The problem: Leaving out the pictures, retype the lines from the beginning of the listing through the line containing "(0,0) rectangle (983,926);".

* START *

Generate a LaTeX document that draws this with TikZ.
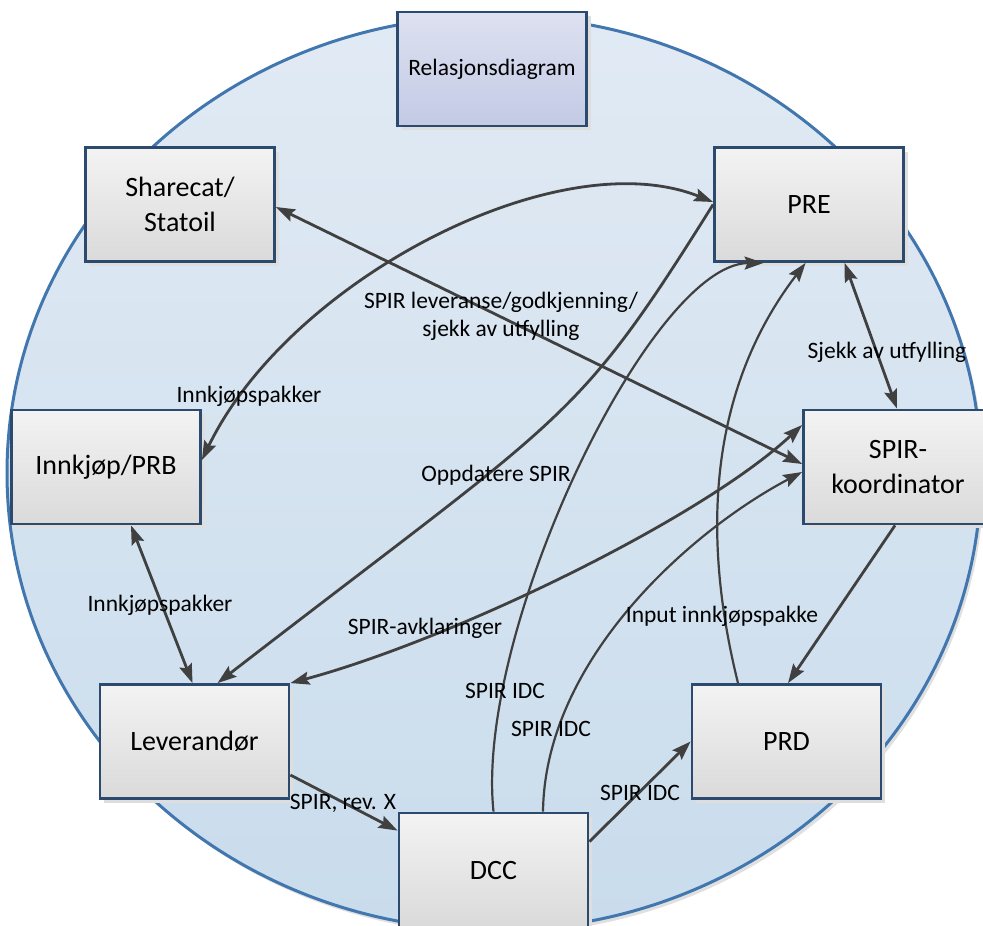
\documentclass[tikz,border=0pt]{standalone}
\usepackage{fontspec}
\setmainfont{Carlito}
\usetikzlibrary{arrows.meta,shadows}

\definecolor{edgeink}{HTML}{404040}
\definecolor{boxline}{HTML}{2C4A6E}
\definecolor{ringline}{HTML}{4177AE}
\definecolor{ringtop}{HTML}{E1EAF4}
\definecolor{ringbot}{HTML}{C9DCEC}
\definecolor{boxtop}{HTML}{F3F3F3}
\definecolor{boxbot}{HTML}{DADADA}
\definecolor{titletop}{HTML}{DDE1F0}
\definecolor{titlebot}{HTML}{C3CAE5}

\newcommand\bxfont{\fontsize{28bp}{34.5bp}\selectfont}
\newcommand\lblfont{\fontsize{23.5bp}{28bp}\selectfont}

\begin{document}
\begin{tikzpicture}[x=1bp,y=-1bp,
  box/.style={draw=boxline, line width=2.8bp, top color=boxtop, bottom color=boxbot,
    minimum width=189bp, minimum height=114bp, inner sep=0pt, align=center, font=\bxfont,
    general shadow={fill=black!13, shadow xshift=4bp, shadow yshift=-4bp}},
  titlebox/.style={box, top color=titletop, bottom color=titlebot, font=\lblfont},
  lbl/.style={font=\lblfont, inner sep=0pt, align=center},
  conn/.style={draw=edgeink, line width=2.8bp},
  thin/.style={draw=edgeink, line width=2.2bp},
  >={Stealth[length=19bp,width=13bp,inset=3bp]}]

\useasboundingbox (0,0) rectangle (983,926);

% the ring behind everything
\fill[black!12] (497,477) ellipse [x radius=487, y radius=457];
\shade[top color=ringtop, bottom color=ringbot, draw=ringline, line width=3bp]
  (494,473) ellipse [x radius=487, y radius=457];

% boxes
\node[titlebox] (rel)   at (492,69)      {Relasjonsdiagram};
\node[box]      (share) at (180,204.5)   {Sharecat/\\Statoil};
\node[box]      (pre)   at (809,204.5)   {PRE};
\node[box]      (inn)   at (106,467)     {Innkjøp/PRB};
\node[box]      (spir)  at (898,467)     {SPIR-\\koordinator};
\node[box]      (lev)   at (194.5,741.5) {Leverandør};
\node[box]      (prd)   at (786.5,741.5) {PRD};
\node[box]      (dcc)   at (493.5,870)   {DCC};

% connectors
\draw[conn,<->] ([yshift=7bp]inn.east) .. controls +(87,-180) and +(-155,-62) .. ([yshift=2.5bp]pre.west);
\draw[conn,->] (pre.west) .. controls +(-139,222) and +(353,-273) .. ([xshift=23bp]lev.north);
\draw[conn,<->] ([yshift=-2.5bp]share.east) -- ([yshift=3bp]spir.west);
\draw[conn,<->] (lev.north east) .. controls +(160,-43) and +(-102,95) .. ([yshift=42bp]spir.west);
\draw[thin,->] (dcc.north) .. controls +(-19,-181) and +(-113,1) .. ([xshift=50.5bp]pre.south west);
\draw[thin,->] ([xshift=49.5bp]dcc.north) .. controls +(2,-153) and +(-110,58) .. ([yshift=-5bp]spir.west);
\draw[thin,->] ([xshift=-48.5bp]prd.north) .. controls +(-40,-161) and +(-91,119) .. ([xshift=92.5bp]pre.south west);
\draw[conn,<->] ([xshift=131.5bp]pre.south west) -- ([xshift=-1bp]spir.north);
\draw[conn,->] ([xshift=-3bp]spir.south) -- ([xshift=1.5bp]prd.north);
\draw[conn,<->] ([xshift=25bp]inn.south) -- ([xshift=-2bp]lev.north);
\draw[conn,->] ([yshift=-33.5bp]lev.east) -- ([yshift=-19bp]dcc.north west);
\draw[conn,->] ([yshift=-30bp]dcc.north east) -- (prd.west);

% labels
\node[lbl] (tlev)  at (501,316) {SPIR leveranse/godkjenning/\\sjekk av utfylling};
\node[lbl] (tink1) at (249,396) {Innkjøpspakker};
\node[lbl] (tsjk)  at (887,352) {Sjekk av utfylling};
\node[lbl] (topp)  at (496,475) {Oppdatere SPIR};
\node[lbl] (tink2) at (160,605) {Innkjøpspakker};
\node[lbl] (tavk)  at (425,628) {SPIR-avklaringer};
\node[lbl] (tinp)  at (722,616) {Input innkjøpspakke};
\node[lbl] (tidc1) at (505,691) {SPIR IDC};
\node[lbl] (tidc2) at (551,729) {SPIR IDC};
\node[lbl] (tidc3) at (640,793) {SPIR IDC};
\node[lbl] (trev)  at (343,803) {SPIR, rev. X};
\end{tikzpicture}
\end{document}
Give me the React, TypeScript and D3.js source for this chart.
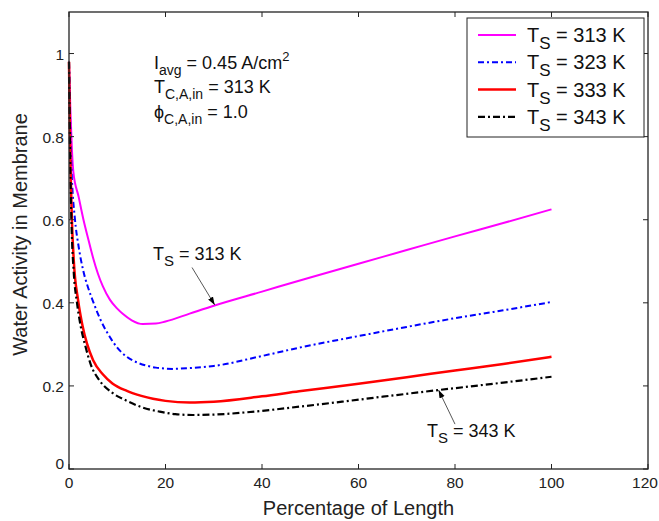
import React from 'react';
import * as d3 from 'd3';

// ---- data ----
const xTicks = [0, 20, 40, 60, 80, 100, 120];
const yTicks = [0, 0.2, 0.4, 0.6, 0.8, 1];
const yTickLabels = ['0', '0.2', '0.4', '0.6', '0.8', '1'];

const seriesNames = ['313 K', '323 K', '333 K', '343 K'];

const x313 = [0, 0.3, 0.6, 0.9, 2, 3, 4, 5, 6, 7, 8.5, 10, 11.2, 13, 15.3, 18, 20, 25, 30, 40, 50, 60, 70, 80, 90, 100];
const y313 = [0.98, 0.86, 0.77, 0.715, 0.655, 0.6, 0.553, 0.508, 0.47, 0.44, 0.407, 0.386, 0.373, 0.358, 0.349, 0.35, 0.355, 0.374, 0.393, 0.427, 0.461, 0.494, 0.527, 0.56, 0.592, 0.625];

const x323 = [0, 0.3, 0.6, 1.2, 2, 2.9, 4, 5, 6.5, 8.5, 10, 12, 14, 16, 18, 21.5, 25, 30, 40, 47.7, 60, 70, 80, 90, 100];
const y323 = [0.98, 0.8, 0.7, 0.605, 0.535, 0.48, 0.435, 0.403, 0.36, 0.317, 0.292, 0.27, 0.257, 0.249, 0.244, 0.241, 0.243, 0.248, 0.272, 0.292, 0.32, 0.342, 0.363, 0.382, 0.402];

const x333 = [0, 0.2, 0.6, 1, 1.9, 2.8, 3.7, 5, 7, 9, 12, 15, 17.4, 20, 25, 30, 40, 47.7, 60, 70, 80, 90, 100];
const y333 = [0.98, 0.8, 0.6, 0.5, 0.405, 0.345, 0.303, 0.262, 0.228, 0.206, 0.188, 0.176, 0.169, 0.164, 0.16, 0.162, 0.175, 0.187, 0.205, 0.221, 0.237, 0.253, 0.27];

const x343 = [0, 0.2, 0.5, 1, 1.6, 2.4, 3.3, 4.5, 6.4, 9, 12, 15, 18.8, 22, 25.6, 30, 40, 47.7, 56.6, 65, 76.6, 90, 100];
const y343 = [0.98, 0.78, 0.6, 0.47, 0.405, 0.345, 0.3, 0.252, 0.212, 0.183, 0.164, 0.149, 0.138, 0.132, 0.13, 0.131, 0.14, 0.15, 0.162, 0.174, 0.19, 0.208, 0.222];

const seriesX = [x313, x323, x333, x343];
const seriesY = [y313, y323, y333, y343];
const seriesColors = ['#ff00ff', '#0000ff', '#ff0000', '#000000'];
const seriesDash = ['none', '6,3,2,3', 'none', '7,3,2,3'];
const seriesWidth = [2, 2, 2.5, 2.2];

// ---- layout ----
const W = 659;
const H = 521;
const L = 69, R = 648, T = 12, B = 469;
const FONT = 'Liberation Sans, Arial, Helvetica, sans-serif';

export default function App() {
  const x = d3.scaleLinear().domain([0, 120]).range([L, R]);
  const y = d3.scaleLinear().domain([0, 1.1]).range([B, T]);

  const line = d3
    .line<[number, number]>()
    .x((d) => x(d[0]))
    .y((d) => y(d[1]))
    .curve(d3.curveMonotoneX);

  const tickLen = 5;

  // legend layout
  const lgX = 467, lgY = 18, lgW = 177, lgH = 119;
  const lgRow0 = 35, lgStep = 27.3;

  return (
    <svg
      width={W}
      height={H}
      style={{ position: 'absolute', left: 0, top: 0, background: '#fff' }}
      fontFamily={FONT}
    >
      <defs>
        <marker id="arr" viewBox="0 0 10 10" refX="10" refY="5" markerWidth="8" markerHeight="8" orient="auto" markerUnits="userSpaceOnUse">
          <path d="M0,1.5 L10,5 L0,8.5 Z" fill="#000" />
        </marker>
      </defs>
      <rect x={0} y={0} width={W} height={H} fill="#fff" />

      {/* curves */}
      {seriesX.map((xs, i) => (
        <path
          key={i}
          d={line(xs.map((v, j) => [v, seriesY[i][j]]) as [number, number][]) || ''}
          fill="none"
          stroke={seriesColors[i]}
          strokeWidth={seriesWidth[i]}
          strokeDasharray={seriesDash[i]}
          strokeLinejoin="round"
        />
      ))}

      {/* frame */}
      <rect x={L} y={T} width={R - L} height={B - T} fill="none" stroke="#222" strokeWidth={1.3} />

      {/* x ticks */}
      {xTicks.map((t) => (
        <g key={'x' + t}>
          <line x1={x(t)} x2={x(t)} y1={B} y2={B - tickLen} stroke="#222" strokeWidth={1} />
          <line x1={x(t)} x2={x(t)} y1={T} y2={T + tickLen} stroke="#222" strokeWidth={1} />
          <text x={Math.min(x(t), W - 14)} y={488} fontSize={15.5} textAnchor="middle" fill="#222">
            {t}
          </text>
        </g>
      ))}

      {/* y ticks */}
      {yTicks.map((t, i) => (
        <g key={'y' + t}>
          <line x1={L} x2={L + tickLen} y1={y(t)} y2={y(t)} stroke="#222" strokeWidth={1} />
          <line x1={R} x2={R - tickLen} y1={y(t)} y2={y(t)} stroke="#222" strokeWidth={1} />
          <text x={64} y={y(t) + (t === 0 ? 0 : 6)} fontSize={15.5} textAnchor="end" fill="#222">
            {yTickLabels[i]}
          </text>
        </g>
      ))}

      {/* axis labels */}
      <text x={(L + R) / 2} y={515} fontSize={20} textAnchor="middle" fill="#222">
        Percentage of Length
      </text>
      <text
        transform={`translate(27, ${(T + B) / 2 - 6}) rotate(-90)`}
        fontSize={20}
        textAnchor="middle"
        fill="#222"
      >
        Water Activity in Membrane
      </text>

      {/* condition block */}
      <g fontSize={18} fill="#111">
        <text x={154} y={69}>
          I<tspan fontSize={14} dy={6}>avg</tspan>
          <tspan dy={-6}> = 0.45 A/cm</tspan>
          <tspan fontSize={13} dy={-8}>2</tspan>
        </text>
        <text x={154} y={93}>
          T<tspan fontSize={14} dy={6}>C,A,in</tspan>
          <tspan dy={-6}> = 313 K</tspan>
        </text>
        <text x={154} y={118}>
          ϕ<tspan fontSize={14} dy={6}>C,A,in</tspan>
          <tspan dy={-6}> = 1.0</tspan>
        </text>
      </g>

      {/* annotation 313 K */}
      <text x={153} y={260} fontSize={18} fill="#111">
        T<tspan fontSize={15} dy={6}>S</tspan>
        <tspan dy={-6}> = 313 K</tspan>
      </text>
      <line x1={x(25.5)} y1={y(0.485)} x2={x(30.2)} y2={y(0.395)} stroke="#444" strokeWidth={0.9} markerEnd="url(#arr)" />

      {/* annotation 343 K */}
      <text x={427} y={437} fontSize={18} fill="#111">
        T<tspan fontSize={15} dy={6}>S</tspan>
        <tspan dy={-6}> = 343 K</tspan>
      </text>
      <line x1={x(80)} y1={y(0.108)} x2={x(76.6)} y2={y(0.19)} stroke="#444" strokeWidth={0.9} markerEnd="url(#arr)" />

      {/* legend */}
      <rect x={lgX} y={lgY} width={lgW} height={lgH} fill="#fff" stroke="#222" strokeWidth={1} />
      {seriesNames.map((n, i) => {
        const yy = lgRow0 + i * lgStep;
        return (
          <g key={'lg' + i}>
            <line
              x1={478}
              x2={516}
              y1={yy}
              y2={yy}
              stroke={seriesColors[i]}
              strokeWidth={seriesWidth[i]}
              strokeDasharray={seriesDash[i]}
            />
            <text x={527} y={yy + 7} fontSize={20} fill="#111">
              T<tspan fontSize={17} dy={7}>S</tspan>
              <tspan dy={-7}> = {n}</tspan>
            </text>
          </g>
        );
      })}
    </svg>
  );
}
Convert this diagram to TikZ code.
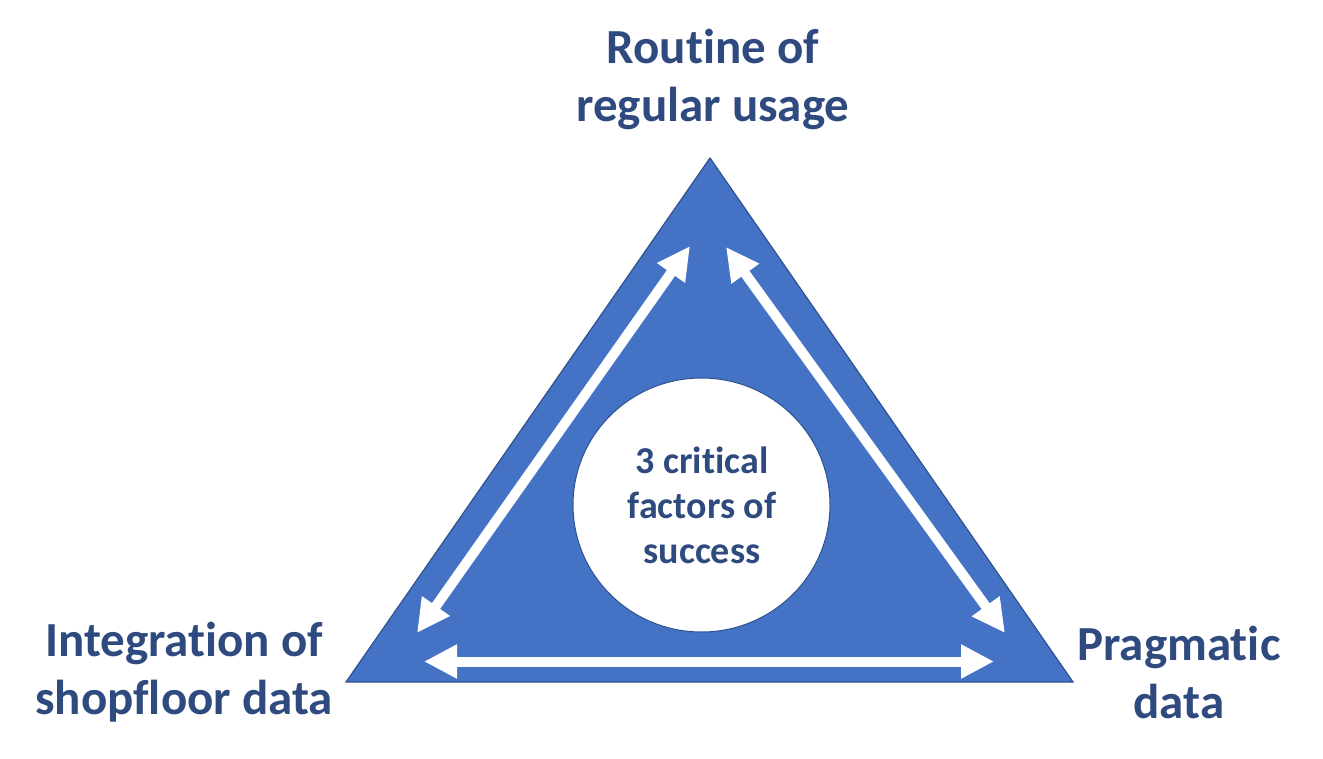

* END *

Solution to this task:
Generate a LaTeX document that draws this with TikZ.
\documentclass[tikz,border=0pt]{standalone}
\usepackage{fontspec}
\setmainfont{Carlito}
\usetikzlibrary{arrows.meta,shadows}

\definecolor{edgeink}{HTML}{404040}
\definecolor{boxline}{HTML}{2C4A6E}
\definecolor{ringline}{HTML}{4177AE}
\definecolor{ringtop}{HTML}{E1EAF4}
\definecolor{ringbot}{HTML}{C9DCEC}
\definecolor{boxtop}{HTML}{F3F3F3}
\definecolor{boxbot}{HTML}{DADADA}
\definecolor{titletop}{HTML}{DDE1F0}
\definecolor{titlebot}{HTML}{C3CAE5}

\newcommand\bxfont{\fontsize{28bp}{34.5bp}\selectfont}
\newcommand\lblfont{\fontsize{23.5bp}{28bp}\selectfont}

\begin{document}
\begin{tikzpicture}[x=1bp,y=-1bp,
  box/.style={draw=boxline, line width=2.8bp, top color=boxtop, bottom color=boxbot,
    minimum width=189bp, minimum height=114bp, inner sep=0pt, align=center, font=\bxfont,
    general shadow={fill=black!13, shadow xshift=4bp, shadow yshift=-4bp}},
  titlebox/.style={box, top color=titletop, bottom color=titlebot, font=\lblfont},
  lbl/.style={font=\lblfont, inner sep=0pt, align=center},
  conn/.style={draw=edgeink, line width=2.8bp},
  thin/.style={draw=edgeink, line width=2.2bp},
  >={Stealth[length=19bp,width=13bp,inset=3bp]}]

\useasboundingbox (0,0) rectangle (983,926);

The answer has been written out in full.